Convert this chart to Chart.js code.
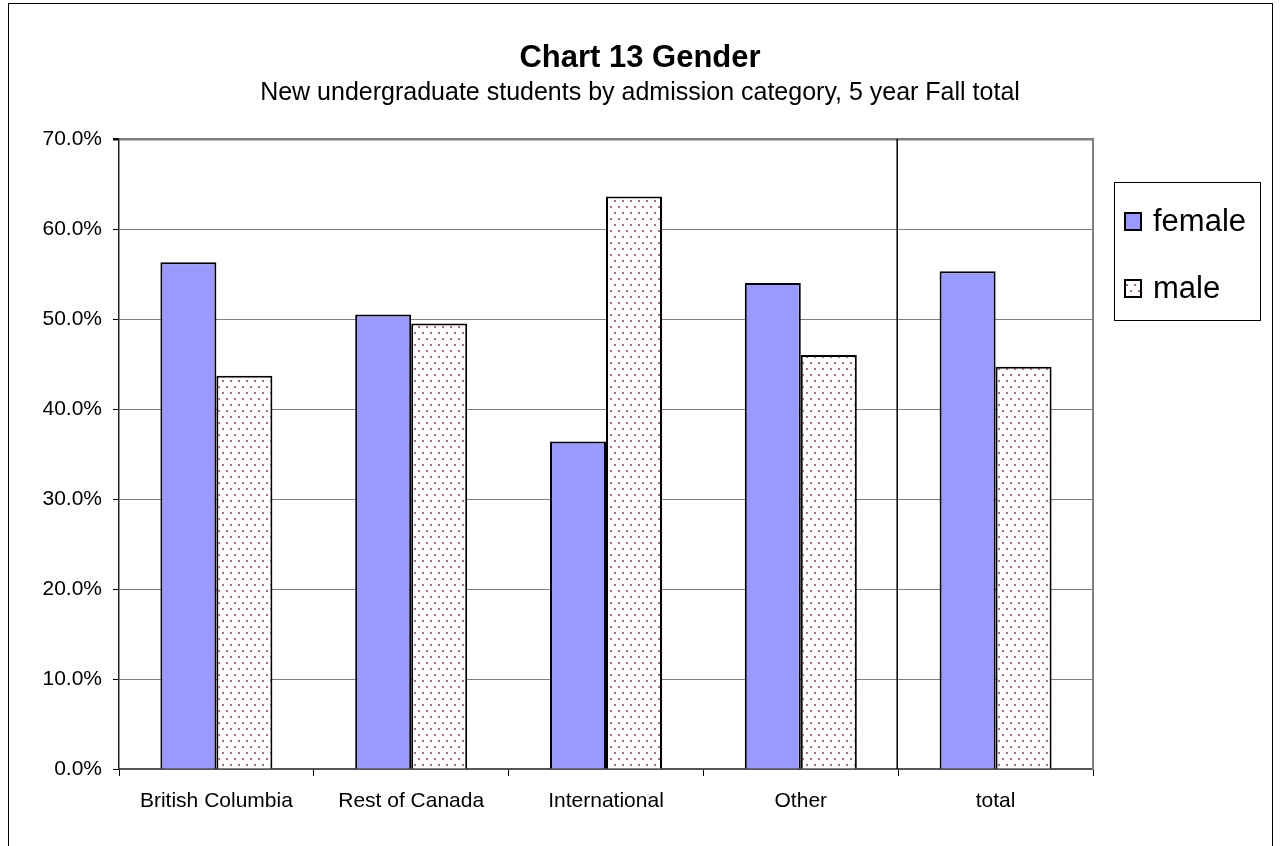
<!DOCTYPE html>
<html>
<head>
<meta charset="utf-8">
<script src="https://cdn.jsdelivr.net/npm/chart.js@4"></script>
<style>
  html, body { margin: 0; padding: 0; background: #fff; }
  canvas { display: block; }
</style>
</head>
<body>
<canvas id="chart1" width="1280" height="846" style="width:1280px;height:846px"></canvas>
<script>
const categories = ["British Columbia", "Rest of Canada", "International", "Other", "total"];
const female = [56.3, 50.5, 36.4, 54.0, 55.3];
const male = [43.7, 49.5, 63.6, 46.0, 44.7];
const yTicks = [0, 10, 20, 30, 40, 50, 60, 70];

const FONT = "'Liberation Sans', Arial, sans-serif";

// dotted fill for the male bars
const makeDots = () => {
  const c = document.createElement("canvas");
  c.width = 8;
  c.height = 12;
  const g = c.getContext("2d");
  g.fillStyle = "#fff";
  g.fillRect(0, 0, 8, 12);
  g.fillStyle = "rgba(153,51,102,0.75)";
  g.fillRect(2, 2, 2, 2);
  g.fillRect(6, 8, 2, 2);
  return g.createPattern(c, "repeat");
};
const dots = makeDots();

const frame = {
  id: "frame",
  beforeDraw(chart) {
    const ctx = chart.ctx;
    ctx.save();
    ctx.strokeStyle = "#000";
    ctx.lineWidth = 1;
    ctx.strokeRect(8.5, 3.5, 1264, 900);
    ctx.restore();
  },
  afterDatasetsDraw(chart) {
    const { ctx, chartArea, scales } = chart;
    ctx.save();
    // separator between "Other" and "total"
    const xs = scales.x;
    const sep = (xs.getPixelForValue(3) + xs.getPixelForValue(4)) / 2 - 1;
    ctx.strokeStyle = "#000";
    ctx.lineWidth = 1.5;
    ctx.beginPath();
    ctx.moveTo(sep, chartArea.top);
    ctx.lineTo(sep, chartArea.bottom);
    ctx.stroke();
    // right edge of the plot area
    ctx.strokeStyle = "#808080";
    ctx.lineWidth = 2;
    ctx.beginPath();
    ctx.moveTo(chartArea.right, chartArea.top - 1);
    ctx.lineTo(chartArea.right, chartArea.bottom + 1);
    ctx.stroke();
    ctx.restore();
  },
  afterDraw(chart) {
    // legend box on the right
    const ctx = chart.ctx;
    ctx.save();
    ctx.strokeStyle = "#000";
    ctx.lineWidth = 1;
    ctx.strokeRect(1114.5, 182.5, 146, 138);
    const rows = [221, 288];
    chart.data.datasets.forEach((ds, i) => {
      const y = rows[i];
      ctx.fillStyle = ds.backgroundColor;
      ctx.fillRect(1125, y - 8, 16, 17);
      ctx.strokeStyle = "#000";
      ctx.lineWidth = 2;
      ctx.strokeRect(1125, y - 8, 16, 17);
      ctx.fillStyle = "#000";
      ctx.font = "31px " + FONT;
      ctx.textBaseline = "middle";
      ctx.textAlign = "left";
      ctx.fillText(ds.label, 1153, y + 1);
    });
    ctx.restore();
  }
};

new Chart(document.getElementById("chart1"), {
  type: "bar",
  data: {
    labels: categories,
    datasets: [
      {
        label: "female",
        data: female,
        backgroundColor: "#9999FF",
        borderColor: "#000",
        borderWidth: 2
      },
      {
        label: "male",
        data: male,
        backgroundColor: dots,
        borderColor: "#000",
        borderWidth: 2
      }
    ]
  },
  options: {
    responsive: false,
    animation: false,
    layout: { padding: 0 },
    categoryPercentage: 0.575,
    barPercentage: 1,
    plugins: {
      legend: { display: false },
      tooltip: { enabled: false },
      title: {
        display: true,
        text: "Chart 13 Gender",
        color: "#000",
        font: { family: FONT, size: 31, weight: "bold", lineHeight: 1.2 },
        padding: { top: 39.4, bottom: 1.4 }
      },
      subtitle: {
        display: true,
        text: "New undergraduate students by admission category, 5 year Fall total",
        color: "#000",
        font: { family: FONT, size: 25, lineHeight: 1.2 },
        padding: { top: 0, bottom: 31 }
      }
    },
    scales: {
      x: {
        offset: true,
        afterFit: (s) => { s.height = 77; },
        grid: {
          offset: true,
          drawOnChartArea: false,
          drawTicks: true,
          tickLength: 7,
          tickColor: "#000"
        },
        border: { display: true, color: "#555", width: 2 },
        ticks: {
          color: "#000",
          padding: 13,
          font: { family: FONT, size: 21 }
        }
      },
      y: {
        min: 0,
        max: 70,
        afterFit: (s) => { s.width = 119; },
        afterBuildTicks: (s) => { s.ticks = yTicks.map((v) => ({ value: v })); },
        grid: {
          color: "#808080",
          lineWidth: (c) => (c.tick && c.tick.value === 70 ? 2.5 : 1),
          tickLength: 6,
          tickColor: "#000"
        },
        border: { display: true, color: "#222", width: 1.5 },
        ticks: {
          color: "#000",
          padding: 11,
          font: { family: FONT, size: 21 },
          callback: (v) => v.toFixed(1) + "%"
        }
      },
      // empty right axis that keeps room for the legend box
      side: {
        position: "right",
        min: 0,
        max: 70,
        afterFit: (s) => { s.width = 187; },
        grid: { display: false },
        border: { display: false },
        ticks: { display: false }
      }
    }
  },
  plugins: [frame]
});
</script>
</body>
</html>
* * * *
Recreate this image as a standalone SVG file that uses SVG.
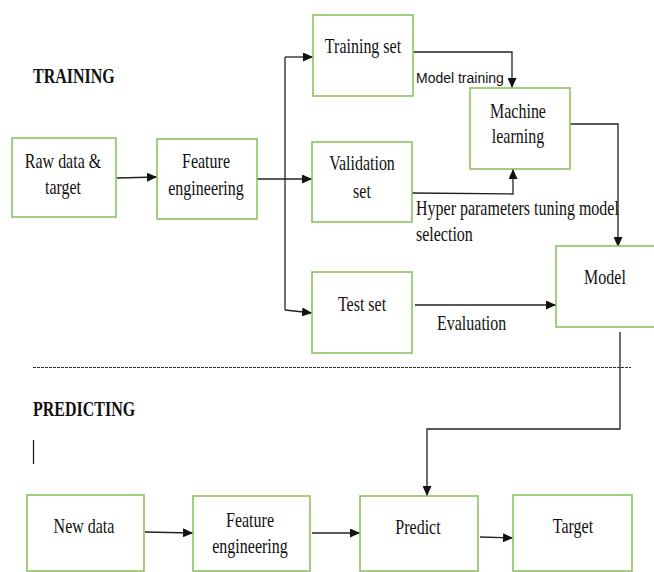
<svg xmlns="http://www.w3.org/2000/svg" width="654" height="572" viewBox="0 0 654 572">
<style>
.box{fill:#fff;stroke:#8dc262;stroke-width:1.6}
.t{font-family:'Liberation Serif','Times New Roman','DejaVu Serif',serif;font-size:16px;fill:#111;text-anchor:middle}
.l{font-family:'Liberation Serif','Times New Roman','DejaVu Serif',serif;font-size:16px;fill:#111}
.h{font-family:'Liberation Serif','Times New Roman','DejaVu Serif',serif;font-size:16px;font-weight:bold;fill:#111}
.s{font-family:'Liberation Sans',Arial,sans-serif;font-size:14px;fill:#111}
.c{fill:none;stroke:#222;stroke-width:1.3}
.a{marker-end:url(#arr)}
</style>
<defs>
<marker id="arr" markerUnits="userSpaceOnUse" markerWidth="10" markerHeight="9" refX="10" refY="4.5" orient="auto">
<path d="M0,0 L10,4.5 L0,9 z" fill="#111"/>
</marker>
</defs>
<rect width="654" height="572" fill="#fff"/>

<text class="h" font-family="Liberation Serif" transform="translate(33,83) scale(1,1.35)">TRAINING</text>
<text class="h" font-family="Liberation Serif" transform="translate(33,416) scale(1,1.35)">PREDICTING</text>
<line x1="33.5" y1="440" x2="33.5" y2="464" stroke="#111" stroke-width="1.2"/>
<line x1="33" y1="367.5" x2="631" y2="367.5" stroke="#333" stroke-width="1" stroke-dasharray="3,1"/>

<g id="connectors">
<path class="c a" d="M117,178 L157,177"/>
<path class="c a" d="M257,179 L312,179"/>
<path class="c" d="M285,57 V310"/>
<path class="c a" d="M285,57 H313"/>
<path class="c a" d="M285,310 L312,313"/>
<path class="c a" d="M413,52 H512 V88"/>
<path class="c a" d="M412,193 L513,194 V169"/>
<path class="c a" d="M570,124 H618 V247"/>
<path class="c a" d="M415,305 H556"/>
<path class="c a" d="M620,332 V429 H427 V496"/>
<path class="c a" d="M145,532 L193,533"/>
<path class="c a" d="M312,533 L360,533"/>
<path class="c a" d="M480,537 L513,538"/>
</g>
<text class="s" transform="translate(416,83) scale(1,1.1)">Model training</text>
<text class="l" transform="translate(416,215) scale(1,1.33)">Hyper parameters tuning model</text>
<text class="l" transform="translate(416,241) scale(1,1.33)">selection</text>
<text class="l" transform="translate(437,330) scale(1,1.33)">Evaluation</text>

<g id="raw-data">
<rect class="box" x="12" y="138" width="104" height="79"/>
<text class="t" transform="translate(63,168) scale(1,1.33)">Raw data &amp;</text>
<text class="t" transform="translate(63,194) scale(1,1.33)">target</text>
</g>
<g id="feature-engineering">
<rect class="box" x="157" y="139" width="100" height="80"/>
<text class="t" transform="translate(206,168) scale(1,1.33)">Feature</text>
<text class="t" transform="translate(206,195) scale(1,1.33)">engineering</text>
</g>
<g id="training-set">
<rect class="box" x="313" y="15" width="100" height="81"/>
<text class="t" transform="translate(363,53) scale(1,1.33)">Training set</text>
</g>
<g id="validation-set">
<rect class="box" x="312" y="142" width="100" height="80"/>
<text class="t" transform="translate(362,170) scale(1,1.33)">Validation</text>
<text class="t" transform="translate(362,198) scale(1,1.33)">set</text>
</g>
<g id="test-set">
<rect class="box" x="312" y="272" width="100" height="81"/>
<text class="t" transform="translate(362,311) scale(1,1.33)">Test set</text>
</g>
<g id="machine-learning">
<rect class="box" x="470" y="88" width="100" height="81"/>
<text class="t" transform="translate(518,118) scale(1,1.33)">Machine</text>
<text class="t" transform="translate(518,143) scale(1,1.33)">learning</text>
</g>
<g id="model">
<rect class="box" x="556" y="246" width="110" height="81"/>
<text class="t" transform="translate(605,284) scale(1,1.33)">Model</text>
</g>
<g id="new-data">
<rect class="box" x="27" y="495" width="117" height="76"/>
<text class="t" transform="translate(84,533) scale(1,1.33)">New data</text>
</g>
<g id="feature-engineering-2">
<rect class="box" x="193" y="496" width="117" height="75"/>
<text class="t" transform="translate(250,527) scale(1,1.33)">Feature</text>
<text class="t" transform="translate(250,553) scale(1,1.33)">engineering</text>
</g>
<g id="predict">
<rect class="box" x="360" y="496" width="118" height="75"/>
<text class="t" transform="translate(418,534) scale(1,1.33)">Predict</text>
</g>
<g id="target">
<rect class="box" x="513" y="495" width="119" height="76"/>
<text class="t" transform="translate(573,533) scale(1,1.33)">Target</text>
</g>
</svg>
* * * *
**To be done**. Transcribe only the lines above that start at the line containing "Convert this chart to Chart.js code." and end at the line containing "const dots = makeDots();". Omit pictures.

**Finished task**.
Convert this chart to Chart.js code.
<!DOCTYPE html>
<html>
<head>
<meta charset="utf-8">
<script src="https://cdn.jsdelivr.net/npm/chart.js@4"></script>
<style>
  html, body { margin: 0; padding: 0; background: #fff; }
  canvas { display: block; }
</style>
</head>
<body>
<canvas id="chart1" width="1280" height="846" style="width:1280px;height:846px"></canvas>
<script>
const categories = ["British Columbia", "Rest of Canada", "International", "Other", "total"];
const female = [56.3, 50.5, 36.4, 54.0, 55.3];
const male = [43.7, 49.5, 63.6, 46.0, 44.7];
const yTicks = [0, 10, 20, 30, 40, 50, 60, 70];

const FONT = "'Liberation Sans', Arial, sans-serif";

// dotted fill for the male bars
const makeDots = () => {
  const c = document.createElement("canvas");
  c.width = 8;
  c.height = 12;
  const g = c.getContext("2d");
  g.fillStyle = "#fff";
  g.fillRect(0, 0, 8, 12);
  g.fillStyle = "rgba(153,51,102,0.75)";
  g.fillRect(2, 2, 2, 2);
  g.fillRect(6, 8, 2, 2);
  return g.createPattern(c, "repeat");
};
const dots = makeDots();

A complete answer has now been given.